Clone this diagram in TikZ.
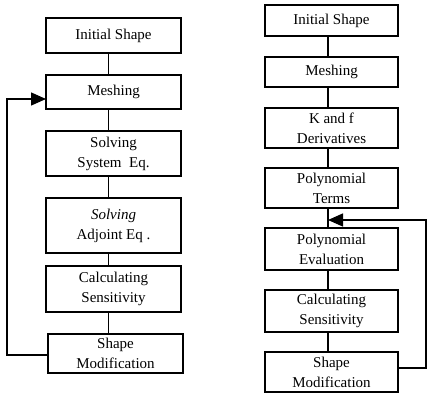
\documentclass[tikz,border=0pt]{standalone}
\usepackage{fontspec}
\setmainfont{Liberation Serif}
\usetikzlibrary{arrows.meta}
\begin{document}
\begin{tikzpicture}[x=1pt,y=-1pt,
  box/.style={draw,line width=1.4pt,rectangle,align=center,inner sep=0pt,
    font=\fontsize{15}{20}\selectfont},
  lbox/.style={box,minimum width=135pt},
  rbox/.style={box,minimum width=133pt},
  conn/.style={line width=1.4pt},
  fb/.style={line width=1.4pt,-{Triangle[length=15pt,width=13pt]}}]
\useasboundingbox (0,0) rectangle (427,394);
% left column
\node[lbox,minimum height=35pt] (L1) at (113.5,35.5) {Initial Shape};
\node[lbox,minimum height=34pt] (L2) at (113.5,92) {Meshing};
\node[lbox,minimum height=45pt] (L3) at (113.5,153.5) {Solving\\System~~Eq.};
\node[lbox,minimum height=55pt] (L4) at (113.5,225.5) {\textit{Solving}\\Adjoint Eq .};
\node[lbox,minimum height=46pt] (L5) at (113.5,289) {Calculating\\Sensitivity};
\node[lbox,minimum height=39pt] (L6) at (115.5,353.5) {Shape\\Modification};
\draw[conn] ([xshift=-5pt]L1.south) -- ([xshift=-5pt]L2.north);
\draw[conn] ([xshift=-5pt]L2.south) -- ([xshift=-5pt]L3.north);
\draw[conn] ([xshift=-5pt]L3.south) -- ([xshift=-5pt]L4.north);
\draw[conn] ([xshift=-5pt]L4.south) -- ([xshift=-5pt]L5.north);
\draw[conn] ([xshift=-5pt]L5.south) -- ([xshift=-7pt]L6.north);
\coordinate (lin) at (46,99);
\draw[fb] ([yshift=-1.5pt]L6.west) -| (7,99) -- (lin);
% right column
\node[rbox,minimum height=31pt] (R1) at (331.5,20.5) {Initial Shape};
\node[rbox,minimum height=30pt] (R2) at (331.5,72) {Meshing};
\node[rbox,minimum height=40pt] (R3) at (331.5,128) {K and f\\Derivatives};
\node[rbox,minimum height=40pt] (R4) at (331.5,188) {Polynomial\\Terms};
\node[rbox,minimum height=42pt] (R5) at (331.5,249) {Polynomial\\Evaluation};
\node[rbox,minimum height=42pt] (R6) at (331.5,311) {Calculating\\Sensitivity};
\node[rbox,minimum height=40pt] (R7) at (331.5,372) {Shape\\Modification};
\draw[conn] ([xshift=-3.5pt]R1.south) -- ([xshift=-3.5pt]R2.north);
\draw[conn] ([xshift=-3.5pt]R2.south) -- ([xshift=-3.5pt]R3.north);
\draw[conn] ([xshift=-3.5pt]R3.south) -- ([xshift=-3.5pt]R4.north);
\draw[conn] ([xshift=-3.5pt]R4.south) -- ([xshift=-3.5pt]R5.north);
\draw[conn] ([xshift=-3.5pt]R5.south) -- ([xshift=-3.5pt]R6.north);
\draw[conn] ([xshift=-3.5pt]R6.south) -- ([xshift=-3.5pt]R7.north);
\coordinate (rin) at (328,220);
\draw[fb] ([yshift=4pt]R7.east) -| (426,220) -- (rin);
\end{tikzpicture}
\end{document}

_YOUR TASK_: Write the material out again exactly as it appears, dropping the pictures.

_EXPECTED ANSWER_:
Clone this diagram in TikZ.
\documentclass[tikz,border=0pt]{standalone}
\usepackage{fontspec}
\setmainfont{Liberation Serif}
\usetikzlibrary{arrows.meta}
\begin{document}
\begin{tikzpicture}[x=1pt,y=-1pt,
  box/.style={draw,line width=1.4pt,rectangle,align=center,inner sep=0pt,
    font=\fontsize{15}{20}\selectfont},
  lbox/.style={box,minimum width=135pt},
  rbox/.style={box,minimum width=133pt},
  conn/.style={line width=1.4pt},
  fb/.style={line width=1.4pt,-{Triangle[length=15pt,width=13pt]}}]
\useasboundingbox (0,0) rectangle (427,394);
% left column
\node[lbox,minimum height=35pt] (L1) at (113.5,35.5) {Initial Shape};
\node[lbox,minimum height=34pt] (L2) at (113.5,92) {Meshing};
\node[lbox,minimum height=45pt] (L3) at (113.5,153.5) {Solving\\System~~Eq.};
\node[lbox,minimum height=55pt] (L4) at (113.5,225.5) {\textit{Solving}\\Adjoint Eq .};
\node[lbox,minimum height=46pt] (L5) at (113.5,289) {Calculating\\Sensitivity};
\node[lbox,minimum height=39pt] (L6) at (115.5,353.5) {Shape\\Modification};
\draw[conn] ([xshift=-5pt]L1.south) -- ([xshift=-5pt]L2.north);
\draw[conn] ([xshift=-5pt]L2.south) -- ([xshift=-5pt]L3.north);
\draw[conn] ([xshift=-5pt]L3.south) -- ([xshift=-5pt]L4.north);
\draw[conn] ([xshift=-5pt]L4.south) -- ([xshift=-5pt]L5.north);
\draw[conn] ([xshift=-5pt]L5.south) -- ([xshift=-7pt]L6.north);
\coordinate (lin) at (46,99);
\draw[fb] ([yshift=-1.5pt]L6.west) -| (7,99) -- (lin);
% right column
\node[rbox,minimum height=31pt] (R1) at (331.5,20.5) {Initial Shape};
\node[rbox,minimum height=30pt] (R2) at (331.5,72) {Meshing};
\node[rbox,minimum height=40pt] (R3) at (331.5,128) {K and f\\Derivatives};
\node[rbox,minimum height=40pt] (R4) at (331.5,188) {Polynomial\\Terms};
\node[rbox,minimum height=42pt] (R5) at (331.5,249) {Polynomial\\Evaluation};
\node[rbox,minimum height=42pt] (R6) at (331.5,311) {Calculating\\Sensitivity};
\node[rbox,minimum height=40pt] (R7) at (331.5,372) {Shape\\Modification};
\draw[conn] ([xshift=-3.5pt]R1.south) -- ([xshift=-3.5pt]R2.north);
\draw[conn] ([xshift=-3.5pt]R2.south) -- ([xshift=-3.5pt]R3.north);
\draw[conn] ([xshift=-3.5pt]R3.south) -- ([xshift=-3.5pt]R4.north);
\draw[conn] ([xshift=-3.5pt]R4.south) -- ([xshift=-3.5pt]R5.north);
\draw[conn] ([xshift=-3.5pt]R5.south) -- ([xshift=-3.5pt]R6.north);
\draw[conn] ([xshift=-3.5pt]R6.south) -- ([xshift=-3.5pt]R7.north);
\coordinate (rin) at (328,220);
\draw[fb] ([yshift=4pt]R7.east) -| (426,220) -- (rin);
\end{tikzpicture}
\end{document}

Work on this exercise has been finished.